In the first ad, Koenig went against every rule in the DDB book (he evolved a style he’d admired and would later attribute to a rival of Bill’s named David Ogilvy) and wrote some of the longest copy in the history of DDB. He did it in a childlike cadence
that no other ad executive would have dared use. It was a simple, honest little story:

Ten years ago,
5
the first Volkswagens were imported into the United States. These strange little cars with their beetle shapes were almost unknown. All they had to recommend them was 32 miles to the gallon (regular gas, regular driving), an aluminum air-cooled rear engine that would go 70 mph all day without strain, sensible size for a family and a sensible price tag
too. Beetles multiply; so do Volkswagens … Volkswagens snub nose is now familiar in fifty states of the Union, as American as apple strudel. In fact, your VW
6
may well be made with Pittsburgh steel stamped out on Chicago presses (even the power for the Volkswagen plant is supplied by coal from the U.S.A.) … As any VW owner
will tell you, Volkswagen service is excellent and it is everywhere. Parts are plentiful, prices low … Today in the U.S.A. and 119 other countries, Volkswagens are sold faster than they can be made. Volkswagen has become the world’s fifth largest automotive manufacturer by thinking small.
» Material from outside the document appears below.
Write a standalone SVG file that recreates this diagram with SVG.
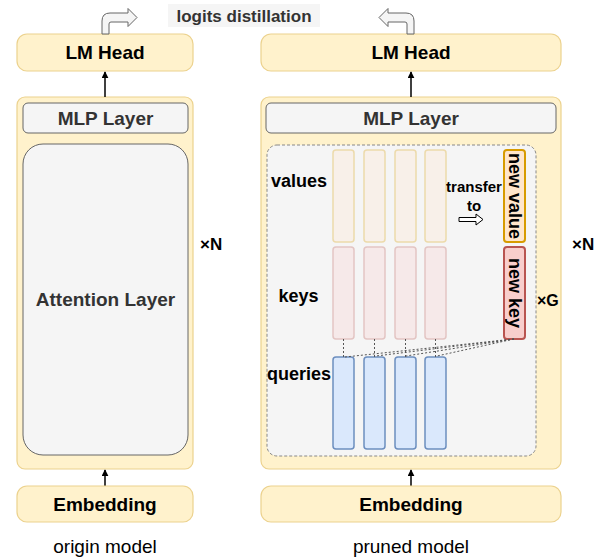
<svg xmlns="http://www.w3.org/2000/svg" width="602" height="558" viewBox="0 0 602 558">
<style>
text{font-family:"Liberation Sans",Arial,Helvetica,sans-serif;font-weight:bold;fill:#000;dominant-baseline:central}
.c{text-anchor:middle}
.big{font-size:19px}
.gray{fill:#333}
.yel{fill:#fff2cc;stroke:#ecd28e;stroke-width:1.2}
.gbox{fill:#f5f5f5;stroke:#666;stroke-width:1}
.val{fill:#f8f0e9;stroke:#ecdaab;stroke-width:1.5}
.key{fill:#f6e9e9;stroke:#e3c5c3;stroke-width:1.5}
.qry{fill:#dae8fc;stroke:#6c8ebf;stroke-width:1.5}
.dot{stroke:#555;stroke-width:1;stroke-dasharray:2 2;fill:none}
.arr{stroke:#000;stroke-width:1.5;fill:none;marker-end:url(#ah)}
.bent{fill:#f5f5f5;stroke:#666;stroke-width:1}
</style>
<defs>
<marker id="ah" viewBox="0 0 10 10" refX="9" refY="5" markerWidth="7" markerHeight="7" markerUnits="userSpaceOnUse" orient="auto">
<path d="M0,0 L10,5 L0,10 Z" fill="#000"/>
</marker>
</defs>

<g id="logits-label">
<rect x="168" y="4" width="152" height="23" fill="#f5f5f5"/>
<text x="244" y="16" class="c gray" font-size="17">logits distillation</text>
</g>

<g id="origin-lmhead">
<rect x="17" y="34" width="176" height="37" rx="10" class="yel"/>
<text x="105" y="52.5" class="c big">LM Head</text>
</g>
<g id="pruned-lmhead">
<rect x="261" y="34" width="300" height="37" rx="10" class="yel"/>
<text x="411" y="52.5" class="c big">LM Head</text>
</g>

<g id="origin-block">
<rect x="17" y="97" width="176" height="372" rx="8" class="yel"/>
</g>
<g id="origin-mlp">
<rect x="23" y="103" width="165" height="30" rx="5" class="gbox"/>
<text x="105.5" y="118" class="c big gray">MLP Layer</text>
</g>
<g id="origin-attn">
<rect x="23" y="144" width="165" height="311" rx="20" class="gbox"/>
<text x="105.5" y="299" class="c big gray">Attention Layer</text>
</g>
<g id="origin-xn"><text x="200" y="244" font-size="17">×N</text></g>

<g id="pruned-block">
<rect x="261" y="97" width="300" height="372" rx="8" class="yel"/>
</g>
<g id="pruned-mlp">
<rect x="266" y="103" width="290" height="30" rx="5" class="gbox"/>
<text x="411" y="118" class="c big gray">MLP Layer</text>
</g>
<g id="pruned-attn">
<rect x="267" y="145" width="269" height="311" rx="10" fill="#f5f5f5" stroke="#888" stroke-width="1" stroke-dasharray="3 2"/>
</g>
<g id="pruned-xn"><text x="572" y="244" font-size="17">×N</text></g>
<g id="xg"><text x="537" y="300" font-size="16">×G</text></g>

<g id="values">
<text x="299" y="181" class="c" font-size="18">values</text>
<rect x="333" y="150" width="21" height="92" rx="3" class="val"/>
<rect x="364" y="150" width="21" height="92" rx="3" class="val"/>
<rect x="395" y="150" width="21" height="92" rx="3" class="val"/>
<rect x="425" y="150" width="21" height="92" rx="3" class="val"/>
</g>
<g id="keys">
<text x="298.5" y="296" class="c" font-size="18">keys</text>
<rect x="333" y="247" width="21" height="92" rx="3" class="key"/>
<rect x="364" y="247" width="21" height="92" rx="3" class="key"/>
<rect x="395" y="247" width="21" height="92" rx="3" class="key"/>
<rect x="425" y="247" width="21" height="92" rx="3" class="key"/>
</g>
<g id="queries">
<text x="299" y="374" class="c" font-size="18">queries</text>
<rect x="333" y="357" width="21" height="92" rx="3" class="qry"/>
<rect x="364" y="357" width="21" height="92" rx="3" class="qry"/>
<rect x="395" y="357" width="21" height="92" rx="3" class="qry"/>
<rect x="425" y="357" width="21" height="92" rx="3" class="qry"/>
</g>
<g id="new-value">
<rect x="504" y="150" width="21" height="92" rx="3" fill="#ffe6cc" stroke="#d79b00" stroke-width="2"/>
<text transform="translate(514.5,196) rotate(90)" class="c" font-size="18">new value</text>
</g>
<g id="new-key">
<rect x="504" y="247" width="21" height="92" rx="3" fill="#f8cecc" stroke="#b85450" stroke-width="2"/>
<text transform="translate(514.5,293) rotate(90)" class="c" font-size="18">new key</text>
</g>
<g id="transfer">
<text x="474" y="186" class="c" font-size="15">transfer</text>
<text x="474" y="205" class="c" font-size="15">to</text>
<path d="M459,217.5 L476,217.5 L476,214 L483,219.5 L476,225 L476,221.5 L459,221.5 Z" fill="#fff" stroke="#000" stroke-width="1"/>
</g>

<g id="connectors">
<line x1="105" y1="97" x2="105" y2="72" class="arr"/>
<line x1="411" y1="97" x2="411" y2="72" class="arr"/>
<line x1="105" y1="486" x2="105" y2="470" class="arr"/>
<line x1="411" y1="486" x2="411" y2="470" class="arr"/>
<path d="M102,34 L102,21 Q102,13 110,13 L128,13 L128,8.5 L137,17.5 L128,26.5 L128,22 L111,22 Q109,22 109,24 L109,34 Z" class="bent"/>
<path d="M414,34 L414,21 Q414,13 406,13 L388,13 L388,8.5 L379,17.5 L388,26.5 L388,22 L405,22 Q407,22 407,24 L407,34 Z" class="bent"/>
<line x1="343.5" y1="339" x2="343.5" y2="357" class="dot"/>
<line x1="374.5" y1="339" x2="374.5" y2="357" class="dot"/>
<line x1="405.5" y1="339" x2="405.5" y2="357" class="dot"/>
<line x1="435.5" y1="339" x2="435.5" y2="357" class="dot"/>
<line x1="514" y1="339" x2="345" y2="357" class="dot"/>
<line x1="514" y1="339" x2="376" y2="356" class="dot"/>
<line x1="514" y1="339" x2="406" y2="356" class="dot"/>
<line x1="514" y1="339" x2="437" y2="356" class="dot"/>
</g>

<g id="origin-embedding">
<rect x="17" y="486" width="176" height="36" rx="10" class="yel"/>
<text x="105" y="504" class="c big">Embedding</text>
</g>
<g id="pruned-embedding">
<rect x="261" y="486" width="300" height="36" rx="10" class="yel"/>
<text x="411" y="504" class="c big">Embedding</text>
</g>
<g id="captions">
<text x="105" y="546" class="c" font-size="19" font-weight="normal" style="font-weight:normal">origin model</text>
<text x="411" y="546" class="c" font-size="19" style="font-weight:normal">pruned model</text>
</g>
</svg>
More and more people are doing the same.

That was the first copy of the first Volkswagen ad. It was a tone that would be used for decades of advertising to come.

Helmut cringed when he read it, shaking his head and saying, “I suppose that means you want me to make the image small, like a little beetle?”
7
As far as Helmut was concerned, the last thing the American consumer was capable of in the 1950s was “thinking small.” But Julian held firm. He knew Helmut well enough by then to know that
his resistance to the idea was not what it seemed: Sometimes, the more Helmut liked copy, the more he’d criticize it. Helmut would later say that he always gave what was wanted, but never what was expected. Working on that account, Helmut explained, they all knew that the biggest sin would be to tell a lie, to say anything that was not true. And the car was small. And simple. These things were true.